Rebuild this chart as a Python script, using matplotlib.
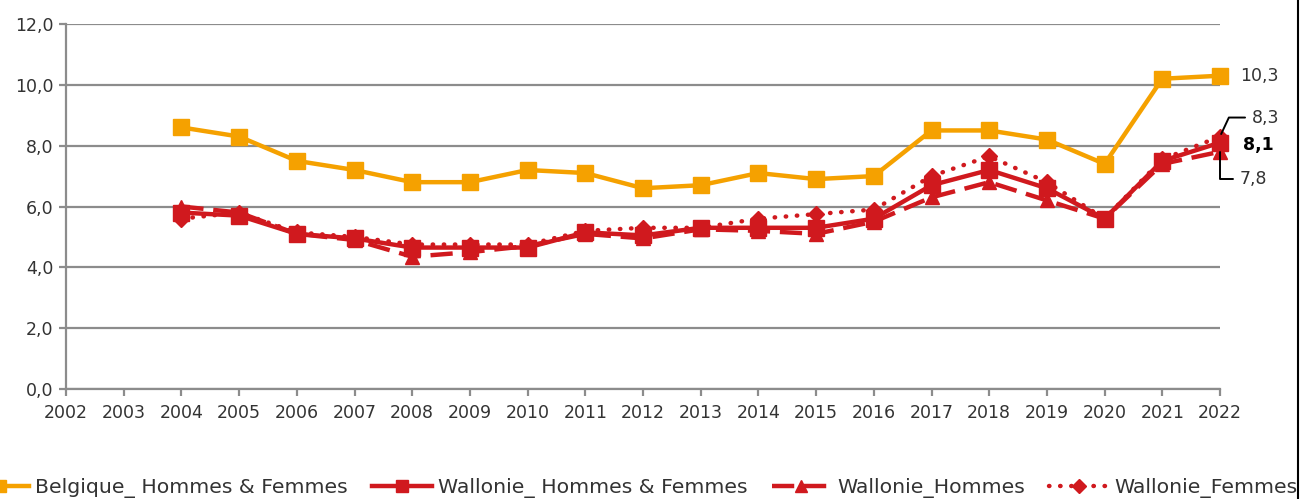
import matplotlib.pyplot as plt
from matplotlib.ticker import FuncFormatter, MultipleLocator
from matplotlib.lines import Line2D

years = list(range(2004, 2023))
belgique = [8.6, 8.3, 7.5, 7.2, 6.8, 6.8, 7.2, 7.1, 6.6, 6.7, 7.1, 6.9, 7.0, 8.5, 8.5, 8.2, 7.4, 10.2, 10.3]
wal_hf = [5.8, 5.7, 5.1, 4.95, 4.65, 4.65, 4.65, 5.15, 5.05, 5.3, 5.3, 5.3, 5.6, 6.7, 7.2, 6.6, 5.6, 7.5, 8.1]
wal_h = [6.0, 5.8, 5.1, 4.9, 4.35, 4.5, 4.7, 5.1, 4.95, 5.25, 5.2, 5.1, 5.5, 6.3, 6.8, 6.2, 5.6, 7.4, 7.8]
wal_f = [5.6, 5.8, 5.15, 5.0, 4.75, 4.75, 4.75, 5.2, 5.3, 5.3, 5.6, 5.75, 5.9, 7.0, 7.65, 6.8, 5.6, 7.55, 8.3]

labels = ["Belgique_ Hommes & Femmes", "Wallonie_ Hommes & Femmes",
          "Wallonie_Hommes", "Wallonie_Femmes"]

ORANGE = "#F5A100"
RED = "#D0191E"
GRID = "#8C8C8C"
TXT = "#333333"

plt.rcParams['font.family'] = ['DejaVu Sans']

fig = plt.figure(figsize=(13.1, 4.99), dpi=100)
ax = fig.add_axes([66 / 1310, 1 - 389 / 499, (1220 - 66) / 1310, (389 - 24) / 499])

DASH = (0, (5, 2.2))
DOT = (0, (0.1, 2.4))

ax.plot(years, belgique, color=ORANGE, lw=3.2, marker='s', ms=11, clip_on=False, zorder=3)
ax.plot(years, wal_hf, color=RED, lw=3.2, marker='s', ms=11, clip_on=False, zorder=4)
ax.plot(years, wal_h, color=RED, lw=3.2, ls=DASH, marker='^', ms=10, clip_on=False, zorder=4)
ax.plot(years, wal_f, color=RED, lw=3.2, ls=DOT, dash_capstyle='round', marker='D', ms=8,
        clip_on=False, zorder=4)

ax.set_xlim(2002, 2022)
ax.set_ylim(0, 12)
ax.set_xticks(range(2002, 2023))
ax.yaxis.set_major_locator(MultipleLocator(2))
ax.yaxis.set_major_formatter(FuncFormatter(lambda v, p: f"{v:.1f}".replace('.', ',')))
ax.grid(axis='y', color=GRID, lw=1.6)
ax.set_axisbelow(True)
for s in ['top', 'right']:
    ax.spines[s].set_visible(False)
for s in ['left', 'bottom']:
    ax.spines[s].set_color(GRID)
    ax.spines[s].set_linewidth(1.6)
ax.tick_params(axis='x', colors=GRID, labelcolor=TXT, labelsize=12.5, length=5, width=1.6, pad=6)
ax.tick_params(axis='y', colors=GRID, labelcolor=TXT, labelsize=12.5, length=5, width=1.6, pad=4)

# value labels at 2022
ax.annotate("10,3", (2022, belgique[-1]), xytext=(20, 0), textcoords='offset pixels',
            ha='left', va='center', fontsize=12.5, color=TXT, annotation_clip=False)
ax.annotate("8,1", (2022, wal_hf[-1]), xytext=(23, -2), textcoords='offset pixels',
            ha='left', va='center', fontsize=12.5, color='black', fontweight='bold',
            annotation_clip=False)
ax.annotate("8,3", (2022, wal_f[-1]), xytext=(32, 19), textcoords='offset pixels',
            ha='left', va='center', fontsize=12.5, color=TXT, annotation_clip=False,
            zorder=6,
            arrowprops=dict(arrowstyle='-', color='black', lw=1.4,
                            connectionstyle='angle,angleA=0,angleB=65,rad=0',
                            shrinkA=3, shrinkB=2))
ax.annotate("7,8", (2022, wal_h[-1]), xytext=(20, -27), textcoords='offset pixels',
            ha='left', va='center', fontsize=12.5, color=TXT, annotation_clip=False,
            zorder=6,
            arrowprops=dict(arrowstyle='-', color='black', lw=1.4,
                            connectionstyle='angle,angleA=0,angleB=90,rad=0',
                            shrinkA=3, shrinkB=0))

# legend
handles = [
    Line2D([], [], color=ORANGE, lw=3.2, marker='s', ms=8),
    Line2D([], [], color=RED, lw=3.2, marker='s', ms=8),
    Line2D([], [], color=RED, lw=3.2, ls=DASH, marker='^', ms=8),
    Line2D([], [], color=RED, lw=3.2, ls=DOT, dash_capstyle='round', marker='D', ms=7),
]
fig.legend(handles, labels, loc='center left', bbox_to_anchor=(-0.037, 1 - 488 / 499),
           ncol=4, frameon=False, fontsize=14.7, handlelength=2.9, handletextpad=0.3,
           columnspacing=1.2, labelcolor=TXT)

# right border line
fig.add_artist(Line2D([1298 / 1310, 1298 / 1310], [0, 1], color='black', lw=1.5))

fig.savefig("out.png", dpi=100)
=======
▶ Instruction: In your copy of the listing above, reproduce each line exactly and omit all pictures.

▶ Written solution:
Rebuild this chart as a Python script, using matplotlib.
import matplotlib.pyplot as plt
from matplotlib.ticker import FuncFormatter, MultipleLocator
from matplotlib.lines import Line2D

years = list(range(2004, 2023))
belgique = [8.6, 8.3, 7.5, 7.2, 6.8, 6.8, 7.2, 7.1, 6.6, 6.7, 7.1, 6.9, 7.0, 8.5, 8.5, 8.2, 7.4, 10.2, 10.3]
wal_hf = [5.8, 5.7, 5.1, 4.95, 4.65, 4.65, 4.65, 5.15, 5.05, 5.3, 5.3, 5.3, 5.6, 6.7, 7.2, 6.6, 5.6, 7.5, 8.1]
wal_h = [6.0, 5.8, 5.1, 4.9, 4.35, 4.5, 4.7, 5.1, 4.95, 5.25, 5.2, 5.1, 5.5, 6.3, 6.8, 6.2, 5.6, 7.4, 7.8]
wal_f = [5.6, 5.8, 5.15, 5.0, 4.75, 4.75, 4.75, 5.2, 5.3, 5.3, 5.6, 5.75, 5.9, 7.0, 7.65, 6.8, 5.6, 7.55, 8.3]

labels = ["Belgique_ Hommes & Femmes", "Wallonie_ Hommes & Femmes",
          "Wallonie_Hommes", "Wallonie_Femmes"]

ORANGE = "#F5A100"
RED = "#D0191E"
GRID = "#8C8C8C"
TXT = "#333333"

plt.rcParams['font.family'] = ['DejaVu Sans']

fig = plt.figure(figsize=(13.1, 4.99), dpi=100)
ax = fig.add_axes([66 / 1310, 1 - 389 / 499, (1220 - 66) / 1310, (389 - 24) / 499])

DASH = (0, (5, 2.2))
DOT = (0, (0.1, 2.4))

ax.plot(years, belgique, color=ORANGE, lw=3.2, marker='s', ms=11, clip_on=False, zorder=3)
ax.plot(years, wal_hf, color=RED, lw=3.2, marker='s', ms=11, clip_on=False, zorder=4)
ax.plot(years, wal_h, color=RED, lw=3.2, ls=DASH, marker='^', ms=10, clip_on=False, zorder=4)
ax.plot(years, wal_f, color=RED, lw=3.2, ls=DOT, dash_capstyle='round', marker='D', ms=8,
        clip_on=False, zorder=4)

ax.set_xlim(2002, 2022)
ax.set_ylim(0, 12)
ax.set_xticks(range(2002, 2023))
ax.yaxis.set_major_locator(MultipleLocator(2))
ax.yaxis.set_major_formatter(FuncFormatter(lambda v, p: f"{v:.1f}".replace('.', ',')))
ax.grid(axis='y', color=GRID, lw=1.6)
ax.set_axisbelow(True)
for s in ['top', 'right']:
    ax.spines[s].set_visible(False)
for s in ['left', 'bottom']:
    ax.spines[s].set_color(GRID)
    ax.spines[s].set_linewidth(1.6)
ax.tick_params(axis='x', colors=GRID, labelcolor=TXT, labelsize=12.5, length=5, width=1.6, pad=6)
ax.tick_params(axis='y', colors=GRID, labelcolor=TXT, labelsize=12.5, length=5, width=1.6, pad=4)

# value labels at 2022
ax.annotate("10,3", (2022, belgique[-1]), xytext=(20, 0), textcoords='offset pixels',
            ha='left', va='center', fontsize=12.5, color=TXT, annotation_clip=False)
ax.annotate("8,1", (2022, wal_hf[-1]), xytext=(23, -2), textcoords='offset pixels',
            ha='left', va='center', fontsize=12.5, color='black', fontweight='bold',
            annotation_clip=False)
ax.annotate("8,3", (2022, wal_f[-1]), xytext=(32, 19), textcoords='offset pixels',
            ha='left', va='center', fontsize=12.5, color=TXT, annotation_clip=False,
            zorder=6,
            arrowprops=dict(arrowstyle='-', color='black', lw=1.4,
                            connectionstyle='angle,angleA=0,angleB=65,rad=0',
                            shrinkA=3, shrinkB=2))
ax.annotate("7,8", (2022, wal_h[-1]), xytext=(20, -27), textcoords='offset pixels',
            ha='left', va='center', fontsize=12.5, color=TXT, annotation_clip=False,
            zorder=6,
            arrowprops=dict(arrowstyle='-', color='black', lw=1.4,
                            connectionstyle='angle,angleA=0,angleB=90,rad=0',
                            shrinkA=3, shrinkB=0))

# legend
handles = [
    Line2D([], [], color=ORANGE, lw=3.2, marker='s', ms=8),
    Line2D([], [], color=RED, lw=3.2, marker='s', ms=8),
    Line2D([], [], color=RED, lw=3.2, ls=DASH, marker='^', ms=8),
    Line2D([], [], color=RED, lw=3.2, ls=DOT, dash_capstyle='round', marker='D', ms=7),
]
fig.legend(handles, labels, loc='center left', bbox_to_anchor=(-0.037, 1 - 488 / 499),
           ncol=4, frameon=False, fontsize=14.7, handlelength=2.9, handletextpad=0.3,
           columnspacing=1.2, labelcolor=TXT)

# right border line
fig.add_artist(Line2D([1298 / 1310, 1298 / 1310], [0, 1], color='black', lw=1.5))

fig.savefig("out.png", dpi=100)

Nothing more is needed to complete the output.